The addressable market for lasers continues to grow at a steady 5% annual pace as product costs decline and power, versatility, and reliability increase. The submarket for the newer fiber laser is growing even more briskly at 20% annually . The field is crowded with laser manufacturers, however, so how does an investor know which company to bet on within this enabling technology?

Companies focused exclusively on laser products, especially fiber lasers, are the ones most likely to grab the most market share, as well as the most profitable share. This greatly reduces the field to the four publicly held "pure-play" laser suppliers:  IPG Photonics (NASDAQ: IPGP), American-based Coherent (NASDAQ: COHR  ) , German-based Rofin-Sinar (NASDAQ: RSTI  ) , and China-based Han's Laser trading on the Shenzhen exchange.

These are the companies which have dedicated their resources, expertise, and attention to the one market, and are not distracted by other business lines. They are fully committed to success in their chosen market with no alternatives to fall back upon. As when Cortez burned his ships on the shores of the New World, these companies have deliberately embarked on a do-or-die campaign and are therefore the most motivated to succeed.

Rise of the industrial laser
Europe and Japan were the first to bring industrial lasers into their factories. They were rebuilding those factories from scratch after the devastation of World War 2, so using the latest technology made sense. North American industry, in constrast, was spared from the destruction and continued to use its older industrial tooling as the cost of replacement was deemed too high. Most laser manufacturers, therefore, had been founded in Europe and Japan.

The tide is now changing in both North America and China. North America has become familiar with industrial lasers through their adoption by high-tech industries, while China is entering its industrial heyday and is committed to using the latest technologies. Both regions have seen the founding of additional laser suppliers, intensifying the competition and adding to the investor's dilemma .
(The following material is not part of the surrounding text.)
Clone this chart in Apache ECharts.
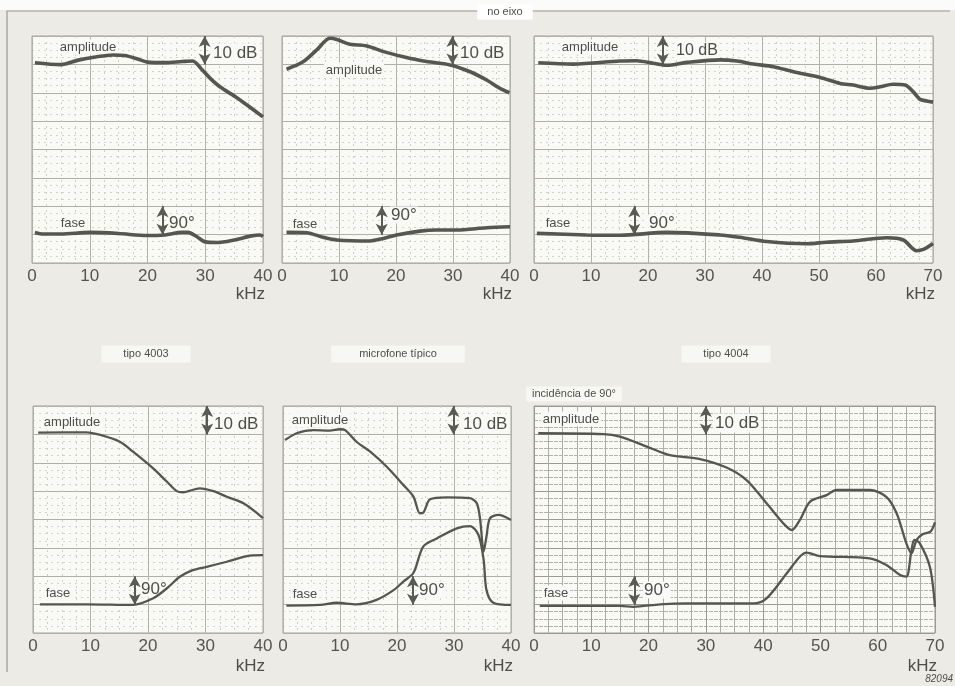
<!DOCTYPE html>
<html>
<head>
<meta charset="utf-8">
<script src="https://cdn.jsdelivr.net/npm/echarts@6/dist/echarts.min.js"></script>
<style>
html,body{margin:0;padding:0;background:#ecebe5;}
#chart{width:955px;height:686px;}
</style>
</head>
<body>
<div id="chart"></div>
<script>
// ---- data: [kHz, amplitude dB] and [kHz, phase degrees] ----
const ticks40 = [0, 10, 20, 30, 40];
const ticks70 = [0, 10, 20, 30, 40, 50, 60, 70];

// "no eixo" (on axis)
const ampA = [[0.5,0.6],[5,-0.1],[8,1.5],[11,2.6],[14,3.3],[16,3.1],[18,2.1],[20,0.8],[23,0.6],[26,1.0],[27.8,1.2],[29.5,-2.0],[31,-5.2],[32.6,-8.0],[35.6,-11.9],[38.4,-16.1],[40,-18.5]];
const phaseA = [[0.5,7],[2,2],[5,2],[10,7],[15,3.5],[20,-3],[23,-1],[26,7],[27,7],[28.5,-6],[30,-23],[32,-25],[35,-17],[38,-4],[39.5,-1],[40,-6]];
const ampB = [[0.8,-1.7],[3.7,0.9],[6.1,5.1],[8.4,9.2],[9.6,8.8],[11.9,7.1],[14.9,6.5],[17.8,4.5],[21.3,2.7],[24.8,1.2],[29.5,-0.2],[33,-2.6],[35.9,-5.5],[38.2,-8.4],[39.9,-10]];
const phaseB = [[0.8,7],[4.3,6],[7.2,-8.5],[9.6,-17],[15.4,-20],[17.8,-12],[20.1,-1],[24.2,11],[27.1,14.5],[30.6,14.5],[35.9,21.6],[40,25]];
const ampC = [[0.75,0.6],[6.9,0.1],[15.1,1.2],[18,1.3],[20.9,0.4],[23.3,-0.3],[26.8,0.7],[32.6,1.6],[35.6,1.2],[38.5,0.1],[42,-0.8],[45.5,-2.6],[50.2,-4.6],[53.7,-6.7],[56,-7.3],[59,-8.4],[60.7,-7.9],[63,-7],[65.1,-7.3],[66.5,-9.6],[67.7,-12.3],[68.9,-12.9],[70,-13.3]];
const phaseC = [[0.5,4],[9.2,-1],[15.1,-2],[23.3,7],[32.6,-1],[36.1,-8.6],[40.8,-22],[47.8,-29],[51.3,-24],[56,-20],[61.9,-10],[64.8,-17],[67.1,-51],[68.3,-47],[70,-28]];

// "incidência de 90°"
const ampD = [[0.9,0.6],[9.3,0.7],[11.7,-0.2],[15.1,-2.6],[17.4,-6.1],[20.9,-12],[23.3,-16.7],[25,-20],[26.1,-20.4],[29,-19],[31.4,-20],[33.7,-22],[36.6,-24.3],[40,-29.5]];
const phaseD = [[1.2,1],[9.3,1],[17.4,-1],[20.9,20],[23.3,52],[25.6,89],[27.9,110],[30.2,120],[33.7,136],[37.2,154],[40,157]];
const ampE = [[0.35,-2],[2.4,0.4],[5.3,1.5],[8.2,1.3],[10,1.8],[10.9,1.5],[12.9,-2.6],[15.3,-6.1],[18.2,-11.4],[21.1,-17.8],[22.9,-22],[24,-27.8],[24.6,-27.6],[25.8,-22.9],[28.7,-22.2],[32.8,-22.5],[34,-24.3],[34.6,-30.2],[35.2,-41.3],[35.7,-36],[36.3,-29.6],[37.8,-28.4],[40,-30.2]];
const phaseE = [[0.6,-3],[6.5,-1],[9.4,6],[12.9,1],[16.4,15],[19.4,46],[21.1,73],[22.9,101],[24.6,184],[27,210],[30.5,242],[32.8,249],[34.3,221],[35.2,142],[35.7,46],[36.9,6],[40,-1]];
const ampF = [[0.75,0.4],[12.1,0.1],[15,-0.8],[19.7,-4.3],[23.7,-7.3],[29,-8.7],[33.6,-11.7],[37.1,-16.1],[40.6,-24.3],[43.5,-31.3],[45,-33.7],[46.4,-30.2],[48.2,-23.7],[51.1,-21.4],[52.8,-19.6],[58.6,-19.6],[61.5,-22],[63.3,-27.8],[65,-38.4],[65.9,-41.9],[66.8,-37.2],[67.9,-35.1],[69.2,-34.3],[70,-31]];
const phaseF = [[1,-4],[15,-4],[17.3,-7],[22,1],[26.6,4],[38.3,4],[40.6,20],[44.1,99],[46.4,152],[47.6,165],[49.9,154],[58.6,147],[61.5,126],[63.9,94],[65,89],[65.9,173],[66.4,205],[67.3,196],[69.1,120],[70,-7]];

// ---- texts ----
const topTitle = 'no eixo';
const bottomTitle = 'incidência de 90°';
const typeLabels = ['tipo 4003', 'microfone típico', 'tipo 4004'];
const ampLabel = 'amplitude';
const phaseLabel = 'fase';
const dbLabel = '10 dB';
const degLabel = '90°';
const unitLabel = 'kHz';
const figNo = '82094';

// ---- layout (pixels) ----
const FONT = '"Liberation Sans", Arial, Helvetica, sans-serif';
const NARROW = '"Liberation Sans Narrow", "Liberation Sans", Arial, sans-serif';
const panels = [
  {amp: ampA, phase: phaseA, ticks: ticks40, box: [32, 36, 231, 227], lw: 3.6, dbX: 29.9, degX: 22.6,
   ampPos: [88, 47], dbPos: [211, 53], fasePos: [73, 223], degPos: [168, 223], khzPos: [265, 294], dense: false},
  {amp: ampB, phase: phaseB, ticks: ticks40, box: [282, 36, 228, 227], lw: 3.6, dbX: 29.9, degX: 17.5,
   ampPos: [354, 70], dbPos: [458, 53], fasePos: [305, 224], degPos: [390, 215], khzPos: [512, 294], dense: false},
  {amp: ampC, phase: phaseC, ticks: ticks70, box: [534, 36, 399, 227], lw: 3.6, dbX: 22.6, degX: 17.6,
   ampPos: [590, 47], dbPos: [674, 51], fasePos: [558, 223], degPos: [648, 223], khzPos: [935, 294], dense: false},
  {amp: ampD, phase: phaseD, ticks: ticks40, box: [33, 406, 230, 227], lw: 2.3, dbX: 30.3, degX: 17.7,
   ampPos: [72, 422], dbPos: [212, 424], fasePos: [58, 593], degPos: [140, 589], khzPos: [265, 666], dense: false},
  {amp: ampE, phase: phaseE, ticks: ticks40, box: [283, 406, 228, 227], lw: 2.3, dbX: 29.9, degX: 22.8,
   ampPos: [320, 420], dbPos: [461, 424], fasePos: [305, 594], degPos: [418, 590], khzPos: [513, 666], dense: false},
  {amp: ampF, phase: phaseF, ticks: ticks70, box: [534, 406, 401, 227], lw: 2.3, dbX: 30, degX: 17.5,
   ampPos: [571, 419], dbPos: [713, 423], fasePos: [556, 593], degPos: [643, 590], khzPos: [937, 666], dense: true}
];

const LINE = '#55574f';
const INK = '#4f4f4a';
const PLOTBG = '#f9f9f6';

const grids = [], xAxes = [], yAxes = [], series = [], graphics = [];

function txt(text, x, y, size, align, opts) {
  opts = opts || {};
  return {
    type: 'text', z: opts.z || 5, silent: true,
    style: Object.assign({
      text: text, x: x, y: y, font: (opts.style || '') + ' ' + size + 'px ' + (opts.family || FONT),
      fill: opts.fill || INK, align: align, textAlign: align,
      verticalAlign: 'middle', textVerticalAlign: 'middle'
    }, opts.bg ? {backgroundColor: opts.bg, padding: opts.pad || [1, 3]} : {})
  };
}

// frame of the page
graphics.push({type: 'rect', z: 1, silent: true, shape: {x: 0, y: 0, width: 955, height: 10}, style: {fill: '#fbfbf9'}});
graphics.push({type: 'polyline', z: 2, silent: true, shape: {points: [[7, 672], [7, 11], [950, 11]]}, style: {stroke: '#9a9a94', lineWidth: 1.2, fill: null}});

panels.forEach(function (p, i) {
  const xmax = p.ticks[p.ticks.length - 1];
  grids.push({left: p.box[0], top: p.box[1], width: p.box[2], height: p.box[3], show: true,
    backgroundColor: PLOTBG, borderColor: '#a3a39c', borderWidth: 1, containLabel: false});
  xAxes.push({
    type: 'value', gridIndex: i, min: 0, max: xmax, interval: 10,
    axisLine: {show: false}, axisTick: {show: false},
    axisLabel: {show: true, fontSize: 17, color: '#55554f', fontFamily: FONT, margin: 5},
    splitLine: {show: true, lineStyle: {color: p.dense ? '#9a9a93' : '#b3b3ac', width: 1}},
    minorTick: {show: false, splitNumber: 4},
    minorSplitLine: {show: true, lineStyle: {color: p.dense ? '#aeaea6' : '#cfcfc8', width: 1, type: p.dense ? 'solid' : [2, 4]}}
  });
  yAxes.push({
    type: 'value', gridIndex: i, min: -70, max: 10, interval: 10,
    axisLine: {show: false}, axisTick: {show: false}, axisLabel: {show: false},
    splitLine: {show: true, lineStyle: {color: p.dense ? '#9a9a93' : '#b0b0a9', width: 1}},
    minorTick: {show: false, splitNumber: 4},
    minorSplitLine: {show: true, lineStyle: {color: p.dense ? '#b4b4ac' : '#d3d3cc', width: 1, type: p.dense ? [4, 1] : [2, 4]}}
  });
  yAxes.push({
    type: 'value', gridIndex: i, min: -90, max: 630, interval: 90, show: false,
    splitLine: {show: false}
  });
  const arrowML = function (x, y0, y1) {
    return {
      silent: true, symbol: ['arrow', 'arrow'], symbolSize: [9, 11], animation: false,
      lineStyle: {color: '#5a5a55', width: 2, type: 'solid'}, label: {show: false},
      emphasis: {disabled: true},
      data: [[{coord: [x, y0]}, {coord: [x, y1]}]]
    };
  };
  series.push({
    type: 'line', xAxisIndex: i, yAxisIndex: 2 * i, data: p.amp, showSymbol: false, smooth: 0.3,
    lineStyle: {color: LINE, width: p.lw}, itemStyle: {color: LINE}, z: 10, animation: false,
    markLine: arrowML(p.dbX, 10, 0)
  });
  series.push({
    type: 'line', xAxisIndex: i, yAxisIndex: 2 * i + 1, data: p.phase, showSymbol: false, smooth: 0.3,
    lineStyle: {color: LINE, width: p.lw}, itemStyle: {color: LINE}, z: 10, animation: false,
    markLine: arrowML(p.degX, 90, 0)
  });
  graphics.push(txt(ampLabel, p.ampPos[0], p.ampPos[1], 13, 'center', {bg: PLOTBG, pad: [1, 2]}));
  graphics.push(txt(dbLabel, p.dbPos[0], p.dbPos[1], i === 2 ? 16 : 17, 'left', {bg: PLOTBG, pad: [1, 2]}));
  graphics.push(txt(phaseLabel, p.fasePos[0], p.fasePos[1], 13, 'center', {bg: PLOTBG, pad: [1, 2]}));
  graphics.push(txt(degLabel, p.degPos[0], p.degPos[1], 17, 'left', {bg: PLOTBG, pad: [0, 1]}));
  graphics.push(txt(unitLabel, p.khzPos[0], p.khzPos[1], 17, 'right'));
});

// titles and captions
graphics.push(txt(topTitle, 505, 12, 11, 'center', {bg: '#ffffff', pad: [2, 10]}));
graphics.push(txt(typeLabels[0], 146, 354, 11, 'center', {bg: '#f7f7f3', pad: [3, 22], family: NARROW}));
graphics.push(txt(typeLabels[1], 398, 354, 11, 'center', {bg: '#f7f7f3', pad: [3, 28], family: NARROW}));
graphics.push(txt(typeLabels[2], 726, 354, 11, 'center', {bg: '#f7f7f3', pad: [3, 22], family: NARROW}));
graphics.push(txt(bottomTitle, 574, 394, 11, 'center', {bg: '#f7f7f3', pad: [2, 6]}));
graphics.push(txt(figNo, 953, 679, 10, 'right', {style: 'italic'}));

const chart = echarts.init(document.getElementById('chart'), null, {renderer: 'canvas'});
chart.setOption({
  animation: false,
  backgroundColor: '#ecebe5',
  grid: grids, xAxis: xAxes, yAxis: yAxes, series: series, graphic: graphics
});
</script>
</body>
</html>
In the midst of this shift, a new breed of laser -- the fiber laser -- has emerged with the potential to exceed the four older types of lasers by nearly every criterion that matters to customers . Its markedly higher sales growth comes both from opening up new markets that had not before used lasers of any kind, and from displacing more traditional lasers .

Comparing the laser "pure-plays"
Taking a first-blush look under the hood of the three American-exchange traded companies, the following table lists the fiscal year 2013 sales (in millions of dollars) and year-over-year sales growth of each, along with the percent of those sales reinvested into research & development and capital expenditures.

Company

Sales ($M)

Growth (YoY)

R&D (%sales)

CapEx (%sales)

Coherent

$810

5.3%

10.2%

2.7%

IPG Photonics

$648

15.2%

6.4%

10.9%

Rofin-Sinar

$560

3.7%

7.7%

2.9%

Source: Company FY2013 annual 10K reports .
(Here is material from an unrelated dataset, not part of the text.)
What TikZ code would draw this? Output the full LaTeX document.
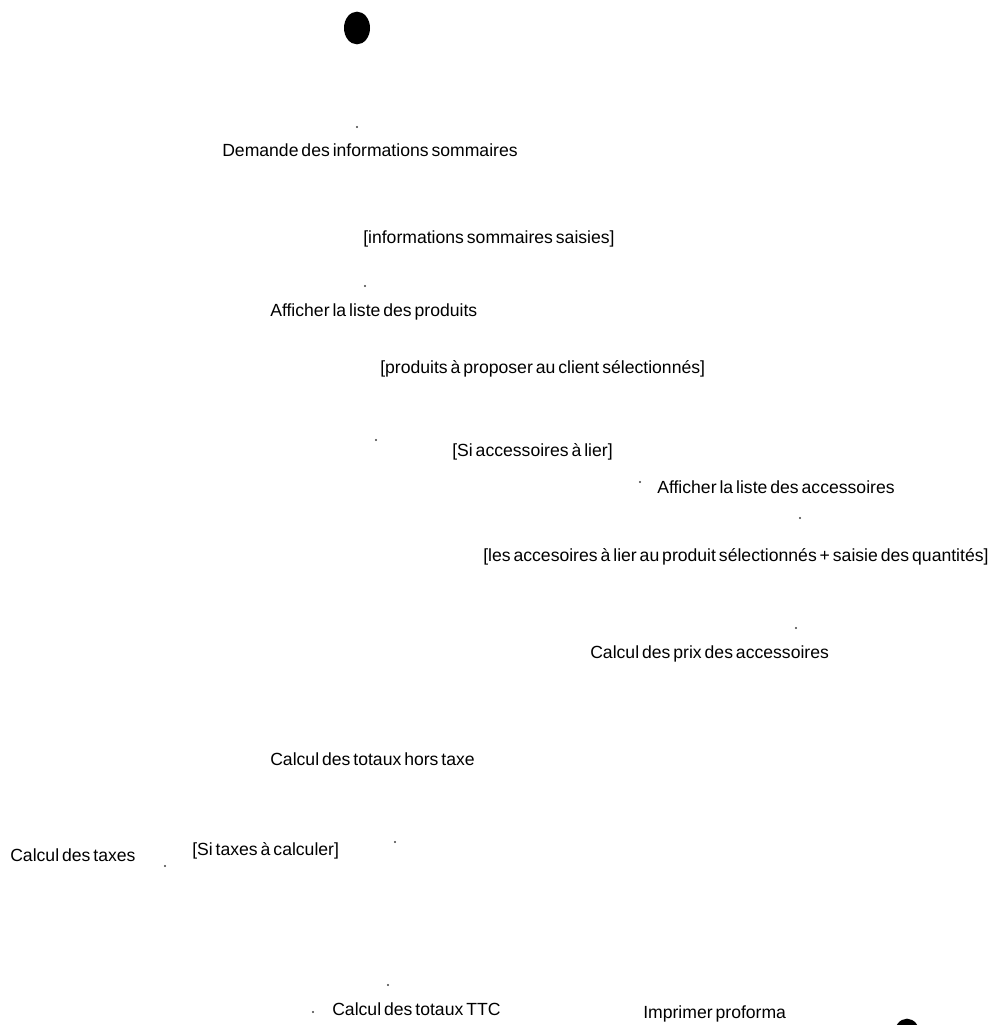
\documentclass[tikz,border=0pt]{standalone}
\usepackage{fontspec}
\setmainfont{Liberation Sans}[WordSpace=0.6]
\usetikzlibrary{shapes.geometric}
\begin{document}
\begin{tikzpicture}[x=0.75pt, y=-0.75pt,
  lbl/.style={anchor=mid west, inner sep=0pt, font=\fontsize{13.2}{15}\selectfont},
  pin/.style={circle, fill=black!75, inner sep=0pt, minimum size=1.6pt},
  terminal/.style={ellipse, fill=black, inner sep=0pt, minimum width=19.5pt, minimum height=24.5pt}]
\useasboundingbox (0,0) rectangle (994,1025);
\clip (0,0) rectangle (994,1025);

% initial state
\node[terminal] (start) at (357,28) {};

% request of summary information
\node[pin] (p1) at (357,127) {};
\node[lbl] (demande) at (222,153) {Demande des informations sommaires};
\node[lbl] (g1) at (363,240) {[informations sommaires saisies]};

% product list
\node[pin] (p2) at (365,286) {};
\node[lbl] (produits) at (270,313) {Afficher la liste des produits};
\node[lbl] (g2) at (380,370) {[produits à proposer au client sélectionnés]};

% accessories
\node[pin] (p3) at (376,440) {};
\node[lbl] (g3) at (452,453) {[Si accessoires à lier]};
\node[pin] (p4) at (640,482) {};
\node[lbl] (accessoires) at (657,490) {Afficher la liste des accessoires};
\node[pin] (p5) at (800,518) {};
\node[lbl] (g4) at (483,558) {[les accesoires à lier au produit sélectionnés + saisie des quantités]};
\node[pin] (p6) at (796,628) {};
\node[lbl] (prix) at (590,655) {Calcul des prix des accessoires};

% totals
\node[lbl] (ht) at (270,762) {Calcul des totaux hors taxe};
\node[lbl] (taxes) at (10,858) {Calcul des taxes};
\node[pin] (p7) at (165,866) {};
\node[lbl] (g5) at (192,852) {[Si taxes à calculer]};
\node[pin] (p8) at (395,842) {};
\node[pin] (p9) at (388,985) {};
\node[pin] (p10) at (313,1012) {};
\node[lbl] (ttc) at (332,1012) {Calcul des totaux TTC};
\node[lbl] (print) at (643,1015) {Imprimer proforma};

% final state
\node[terminal] (end) at (907,1035) {};
\end{tikzpicture}
\end{document}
Coherent was an early entrant into the laser industry. It has expanded its repertoire over the years to all five laser types as the industry diversified and matured. The company's recent sales grew in tandem with the broader laser market, implying steady market share. It  also didn't indicate any prioritization of reinvestment to any particular laser submarket .
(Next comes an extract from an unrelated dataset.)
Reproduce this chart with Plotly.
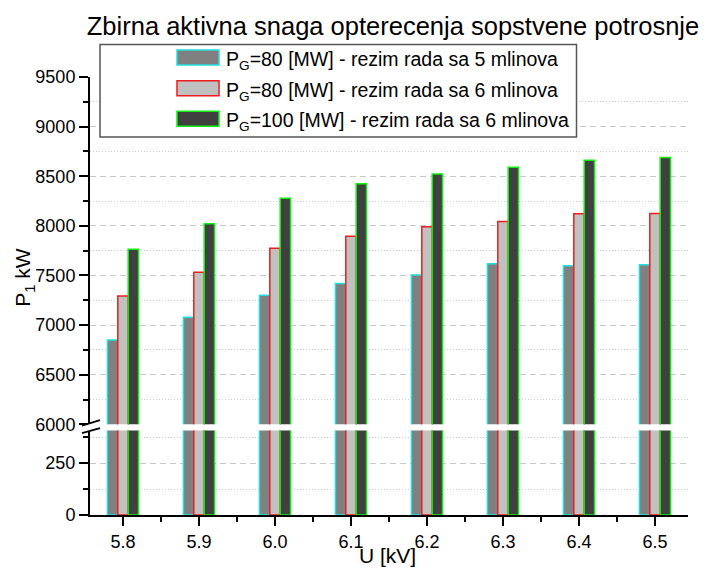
import plotly.graph_objects as go

# ---- data ----
voltages = [5.8, 5.9, 6.0, 6.1, 6.2, 6.3, 6.4, 6.5]
p_80_5 = [6850, 7080, 7300, 7420, 7505, 7617, 7598, 7607]
p_80_6 = [7293, 7533, 7775, 7896, 7990, 8044, 8121, 8124]
p_100_6 = [7765, 8020, 8278, 8423, 8523, 8591, 8661, 8688]
series_names = [
    "P<sub>G</sub>=80 [MW] - rezim rada sa 5 mlinova",
    "P<sub>G</sub>=80 [MW] - rezim rada sa 6 mlinova",
    "P<sub>G</sub>=100 [MW] - rezim rada sa 6 mlinova",
]
title_text = "Zbirna aktivna snaga opterecenja sopstvene potrosnje"
upper_ticks = [6000, 6500, 7000, 7500, 8000, 8500, 9000, 9500]
lower_ticks = [0, 250]

fills = ["#808080", "#C0C0C0", "#404040"]
edges = ["#22E0E0", "#EE1C1C", "#11EE11"]
series = [p_80_5, p_80_6, p_100_6]

W, H = 706, 570
L, R, T, B = 90, 688, 77, 515.5
PH = B - T
PW = R - L

def px_x(x):
    return (x - L) / PW

def px_y(y):
    return (B - y) / PH

FONT = "Liberation Sans, Arial, sans-serif"

fig = go.Figure()
for ya in ["y", "y2"]:
    for s, f, e, n in zip(series, fills, edges, series_names):
        fig.add_trace(go.Bar(
            x=voltages, y=s, name=n, yaxis=ya, xaxis="x",
            marker=dict(color=f, line=dict(color=e, width=1.5)),
            showlegend=False,
        ))

upper_bottom = 424.7
lower_top = 431.0
lower_max = (B - lower_top) / 52.0 * 250

axis_common = dict(
    showline=True, linecolor="black", linewidth=2,
    ticks="outside", ticklen=9, tickwidth=2, tickcolor="black",
    tickfont=dict(family=FONT, size=18, color="black"),
    zeroline=False,
    showgrid=True, gridcolor="#c8c8c8", gridwidth=1, griddash="6px,4px",
)

fig.update_layout(
    width=W, height=H,
    margin=dict(l=L, r=W - R, t=T, b=H - B),
    paper_bgcolor="white", plot_bgcolor="white",
    barmode="group", bargap=0.59, bargroupgap=0,
    font=dict(family=FONT, color="black"),
    title=dict(text=title_text, x=393 / W, xanchor="center", xref="container",
               y=1 - 26 / H, yanchor="middle", yref="container",
               font=dict(family=FONT, size=25.5, color="black")),
    xaxis=dict(
        range=[5.8 - 33 / 760, 6.5 + 33 / 760], anchor="y2",
        tickvals=voltages, ticktext=[f"{v:.1f}" for v in voltages],
        showline=True, linecolor="black", linewidth=2,
        ticks="outside", ticklen=9, tickwidth=2, tickcolor="black",
        tickfont=dict(family=FONT, size=18, color="black"),
        showgrid=False, zeroline=False,
        minor=dict(ticks="outside", ticklen=5, tickwidth=2, tickcolor="black", dtick=0.1, tick0=5.85, showgrid=False),
    ),
    yaxis=dict(
        domain=[px_y(upper_bottom), 1], range=[6000, 9500],
        tickvals=upper_ticks, anchor="x",
        minor=dict(ticks="outside", ticklen=5, tickwidth=2, tickcolor="black", dtick=500, tick0=6250,
                   showgrid=True, gridcolor="#d0d0d0", griddash="1px,2px"),
        **axis_common,
    ),
    yaxis2=dict(
        domain=[0, px_y(lower_top)], range=[0, lower_max],
        tickvals=lower_ticks, anchor="x",
        minor=dict(ticks="outside", ticklen=5, tickwidth=2, tickcolor="black", dtick=250, tick0=125,
                   showgrid=True, gridcolor="#d0d0d0", griddash="1px,2px"),
        **axis_common,
    ),
)

shapes = []
# axis break marks
shapes.append(dict(type="line", xref="paper", yref="paper",
                   x0=px_x(82), y0=px_y(426), x1=px_x(100), y1=px_y(420.5),
                   line=dict(color="black", width=2)))
shapes.append(dict(type="line", xref="paper", yref="paper",
                   x0=px_x(82), y0=px_y(433.5), x1=px_x(100), y1=px_y(428.5),
                   line=dict(color="black", width=2)))
# legend box
shapes.append(dict(type="rect", xref="paper", yref="paper",
                   x0=px_x(100), y0=px_y(44.5), x1=px_x(576.5), y1=px_y(137),
                   line=dict(color="#555555", width=1.5), fillcolor="white", layer="above"))
rows = [57.5, 88.3, 118.7]
annotations = []
for yc, f, e, n in zip(rows, fills, edges, series_names):
    shapes.append(dict(type="rect", xref="paper", yref="paper",
                       x0=px_x(177), y0=px_y(yc - 7.5), x1=px_x(219), y1=px_y(yc + 7.5),
                       line=dict(color=e, width=1.5), fillcolor=f, layer="above"))
    annotations.append(dict(xref="paper", yref="paper", x=px_x(224), y=px_y(yc + 3),
                            xanchor="left", yanchor="middle", showarrow=False, text=n,
                            font=dict(family=FONT, size=19.5, color="black")))

annotations.append(dict(xref="paper", yref="paper", x=px_x(387), y=px_y(556),
                        xanchor="center", yanchor="middle", showarrow=False, text="U [kV]",
                        font=dict(family=FONT, size=21, color="black")))
annotations.append(dict(xref="paper", yref="paper", x=px_x(24), y=px_y(278),
                        xanchor="center", yanchor="middle", showarrow=False, text="P<sub>1</sub> kW",
                        textangle=-90, font=dict(family=FONT, size=21, color="black")))

fig.update_layout(shapes=shapes, annotations=annotations)
fig.write_html("out.html",
               config={"displayModeBar": False, "staticPlot": True},
               post_script="document.body.style.margin='0';document.body.style.overflow='hidden';")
IPG Photonics has focused exclusively, from its inception, on the faster-growing fiber laser market. Its stronger sales growth was in tandem with the broader fiber laser market, but one third of those sales were in the blossoming China market where the company's many sales offices managed a brisk 38.4% growth. Its sizable reinvestments continue to be fully dedicated to the fiber laser submarket .

Rofin-Sinar also manufactures all five types of laser. Its weaker sales grew more slowly than even the broader laser market, but half of this growth was to "other than Germany and North America" which grew substantially better at 18.1%. The company indicated R&D priorities to three of the five laser types, indicating that it is pursuing the most promising submarkets instead of blanketing them all .

Where to put your money
Only eight of the 18 laser suppliers are pure-play businesses, and only three of those trade publicly on an American exchange. Of these, IPG Photonics is the only one focused exclusively on the rapidly growing fiber laser market whose high growth comes both from displacing non-laser tools in new markets and from cannibalizing the existing markets of the other four laser types. The company also has a successful sales force in China where its sales grew nearly 40% last year. I see this company as the best opportunity for investors wishing to participate in this growth market; and I have put my own money there.